I don't think the Convertible Loan was ever that much of a real concern for NUFC - except to say that dougal believes it would become repayable if we were relegated - which could create an even bigger disaster than the act of relegation itself.

However, the conversion arrangements in the current Agreement raise potentially major problems for NTL. The price for the conversion (£1.55 per share) is highly punitive to NTL, and would substantially diminish the current value of their loan - and it would be pointless for them to retain a small equity stake in NUFC plc.

The creation of a new subordinated class of shares seems to "park" this issue without really solving it, although presumably under the new Agreement the conversion will be carried out at the "current market price". This avoids NTL suffering the immediate reduction in the "book value" of their loan that is embodied in the current Agreement, and also avoids the NUFC shareholders suffering dilution from the conversion. In that respect it appears to represent a neat solution to the problems created by the current Agreement for both parties.

The Joint Venture is designed to ensure both parties are fully incentivised to maximise the value from the Club's media rights, including sponsorship. At first sight it looks a sensible and practical arrangement.

Despite my inherent suspicions, these appear to be sensible and prudent measures, and in the best interests of the Club and it's shareholders - although, of course, I reserve the right to change my mind when I finally figure out what the devious bar-stewards are really up to! ;o{)
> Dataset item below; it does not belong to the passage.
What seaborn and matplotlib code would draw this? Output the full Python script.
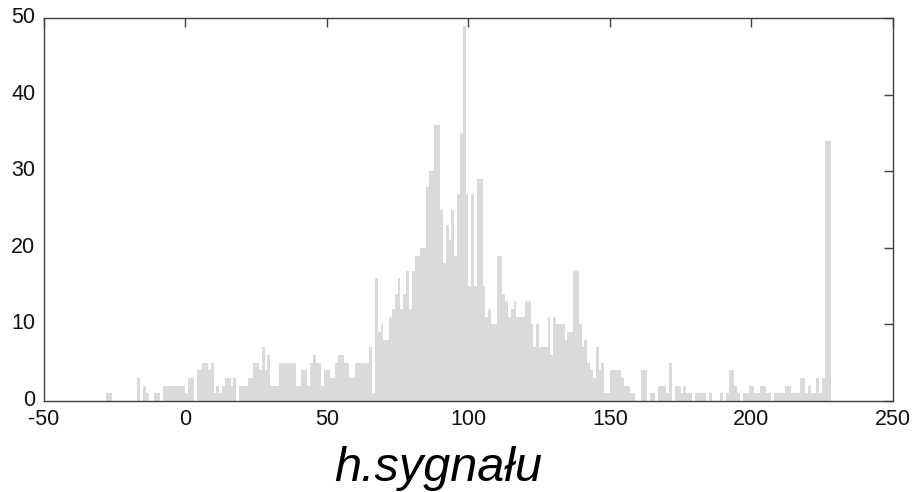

-- Anonymous, October 20, 2001


RE: The £2m figure for two seasons of shirt sponsorship

I know we aren't as big as Man Utd, but we still sell a hell of a lot of shirts, and I bet Manure are getting much more than £1m a year from Vodaphone.

How much did we get from Newcastle Brewries?

-- Anonymous, October 20, 2001


what does this mean with the thought that the majority shareholders were thinking of going back to a private ownership because of the share price?

-- Anonymous, October 20, 2001

That's a very good question sparxx.

Off the top of my head, I suspect that 'parking' the convertible loan issue by allowing them to convert the loan to a new class of shares that are subordinated (ie. lower ranking, or priority, than Ordinary shares), but at the current market price, would make a buy-back of Ordinary shares more straightforward than it otherwise would have been, and would enable NTL to then become a full equity partner in 'Newco'.

In that regard, this Agreement probably facilitates any potential move to take the Company private again.